A primavera nem havia chegado e eu ainda apreciava o colorido das bandeirinhas e o frescor matinal da chuva madrugosa. Era um sorriso balançando estirado em cima de um terraço enfeitado que permanecia pós-festas juninas. Talvez, um sinal da cíclica passagem humana. O calendário a girar meses e retornar com estações e festas, feito um trem de passagem pelas paragens a encantar os passageiros do vagão tempo.
E passavam pelas janelas dos olhos tantas aquarelas. As casas em manchas, o rio e as árvores misturados, os carros mais céleres e aparentemente parados, os chãos em tons flutuantes e quase naufrágios, a cidade em completa transformação. Dos seres uma multicoloração das peles e pelos espalhada pelos recantos que se enroscam, miscigenam-se, agregam-se, encantados.
Cores em ouro e negro do forte carro que guardava pseudo tesouros transportados sem mapa piratas. E as placas entrelaçadas deixavam de chamar a atenção ao se confundirem em desinformação. É um outro mundo como a lata de tinta atirada em protesto contra algo ou alguém, pois manchava a todos, o atingido e o arremessador.
Melhor os suaves tons das mãos infantis que acabavam de chegar ao mundo que o dedo acusador, mais forte é a textura da grama irregular por onde avançava uma bola quase perfeitamente redonda chutada por pés que se firmam a cada movimento, onde o chute é carícia. E logo teríamos novos matizes da cabeleira que dos fios longos passam a rarear com o tempo, enquanto crescem ou definham convicções, passeavam os anos. Do preto ou loiro para o grisalho e até todo o branquinho das transformações.
Singular cor do olhar que mira a essência da água oceânica que escorre pela rua e lava o inverno com outra chuva. Era lago, mar, rio transpostos como um Monet. Verdes, azuis, castanhos, negros e caramelos portas da alma. Pinturas além do toque do pincel, do grafite, do giz de cera, da criação do arco-íris feito de de flechas e cores de mini gotículas.
Era uma manhã colorida em pleno inverno.
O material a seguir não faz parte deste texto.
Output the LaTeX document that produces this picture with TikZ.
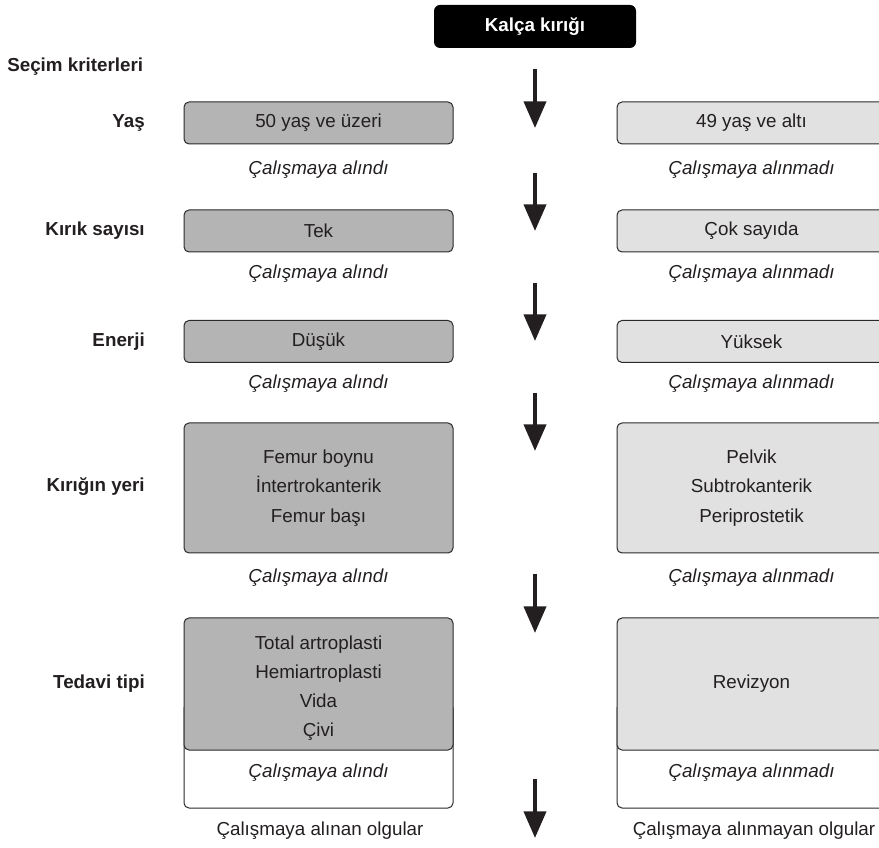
\documentclass[tikz,border=0pt]{standalone}
\usepackage{fontspec}
\setmainfont{Liberation Sans}
\usetikzlibrary{arrows.meta}
\definecolor{dgray}{HTML}{B4B4B4}
\definecolor{lgray}{HTML}{E1E1E1}
\definecolor{edge}{HTML}{2A2A2A}
\definecolor{ink}{HTML}{231F20}
\begin{document}
\begin{tikzpicture}[x=0.75pt,y=-0.75pt,
  every node/.style={font=\fontsize{14.1}{21.9}\selectfont, text=ink},
  box/.style={draw=edge, line width=0.75pt, rounded corners=3.75pt, minimum width=201.75pt, inner sep=0pt, align=center},
  inbox/.style={box, fill=dgray},
  outbox/.style={box, fill=lgray},
  wbox/.style={box, fill=white},
  crit/.style={anchor=east, inner xsep=0pt, font=\fontsize{14.1}{21.9}\selectfont\bfseries},
  note/.style={font=\fontsize{14.1}{21.9}\selectfont\itshape},
  flow/.style={line width=3pt, draw=ink, -{Triangle[width=16.5pt,length=20pt]}}
]
\useasboundingbox (0,0) rectangle (879,848);
\clip (0,0) rectangle (879,848);

% top
\node[fill=black, rounded corners=4.5pt, minimum width=151.5pt, minimum height=32.25pt, inner sep=0pt,
      text=white, font=\fontsize{14.1}{21.9}\selectfont\bfseries] (top) at (535,26.5) {Kalça kırığı};

\node[anchor=west, inner xsep=0pt, font=\fontsize{14.1}{21.9}\selectfont\bfseries] (sec) at (7,67) {Seçim kriterleri};

% criteria labels
\node[crit] (l1) at (145,123) {Yaş};
\node[crit] (l2) at (145,231) {Kırık sayısı};
\node[crit] (l3) at (145,341.5) {Enerji};
\node[crit] (l4) at (145,487) {Kırığın yeri};
\node[crit] (l5) at (145,684) {Tedavi tipi};

% row 1
\node[inbox, minimum height=31.5pt] (i1) at (318.5,123) {50 yaş ve üzeri};
\node[outbox, minimum height=31.5pt] (o1) at (751.5,123) {49 yaş ve altı};
\node[note] (ni1) at (318.5,170) {Çalışmaya alındı};
\node[note] (no1) at (751.5,170) {Çalışmaya alınmadı};

% row 2
\node[inbox, minimum height=31.5pt] (i2) at (318.5,231) {Tek};
\node[outbox, minimum height=31.5pt] (o2) at (751.5,231) {Çok sayıda};
\node[note] (ni2) at (318.5,274) {Çalışmaya alındı};
\node[note] (no2) at (751.5,274) {Çalışmaya alınmadı};

% row 3
\node[inbox, minimum height=31.5pt] (i3) at (318.5,341.5) {Düşük};
\node[outbox, minimum height=31.5pt] (o3) at (751.5,341.5) {Yüksek};
\node[note] (ni3) at (318.5,384) {Çalışmaya alındı};
\node[note] (no3) at (751.5,384) {Çalışmaya alınmadı};

% row 4
\node[inbox, minimum height=97.5pt] (i4) at (318.5,488) {Femur boynu\\İntertrokanterik\\Femur başı};
\node[outbox, minimum height=97.5pt] (o4) at (751.5,488) {Pelvik\\Subtrokanterik\\Periprostetik};
\node[note] (ni4) at (318.5,578) {Çalışmaya alındı};
\node[note] (no4) at (751.5,578) {Çalışmaya alınmadı};

% row 5
\node[wbox, minimum height=78.75pt] (wi5) at (318.5,755.5) {};
\node[wbox, minimum height=78.75pt] (wo5) at (751.5,755.5) {};
\node[inbox, minimum height=99pt] (i5) at (318.5,684) {};
\node[align=center, inner sep=0pt] (ti5) at (318.5,688) {Total artroplasti\\Hemiartroplasti\\Vida\\Çivi};
\node[outbox, minimum height=99pt] (o5) at (751.5,684) {Revizyon};
\node[note] (ni5) at (318.5,773) {Çalışmaya alındı};
\node[note] (no5) at (751.5,773) {Çalışmaya alınmadı};

% bottom labels
\node (bi) at (320,831) {Çalışmaya alınan olgular};
\node (bo) at (754,831) {Çalışmaya alınmayan olgular};

% arrows
\coordinate (a1s) at (535,69);  \coordinate (a1e) at (535,128);
\coordinate (a2s) at (535,173); \coordinate (a2e) at (535,231);
\coordinate (a3s) at (535,283); \coordinate (a3e) at (535,341);
\coordinate (a4s) at (535,393); \coordinate (a4e) at (535,451);
\coordinate (a5s) at (535,574); \coordinate (a5e) at (535,633);
\coordinate (a6s) at (535,779); \coordinate (a6e) at (535,838);
\foreach \k in {1,...,6} \draw[flow] (a\k s) -- (a\k e);
\end{tikzpicture}
\end{document}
O aguardar pelo repouso dos abraços alegres ou o abanar sorridente de uma cauda e quatro patinhas. Tinha folhas de cajueiros, doçuras de mangueiras, travessuras da idade em troncos e galhos. Era lençol do Sol pelos chãos. Cores diárias reproduzidas a cada abrir de olhos da infância que se recria. Era o sabor de viver todos os momentos.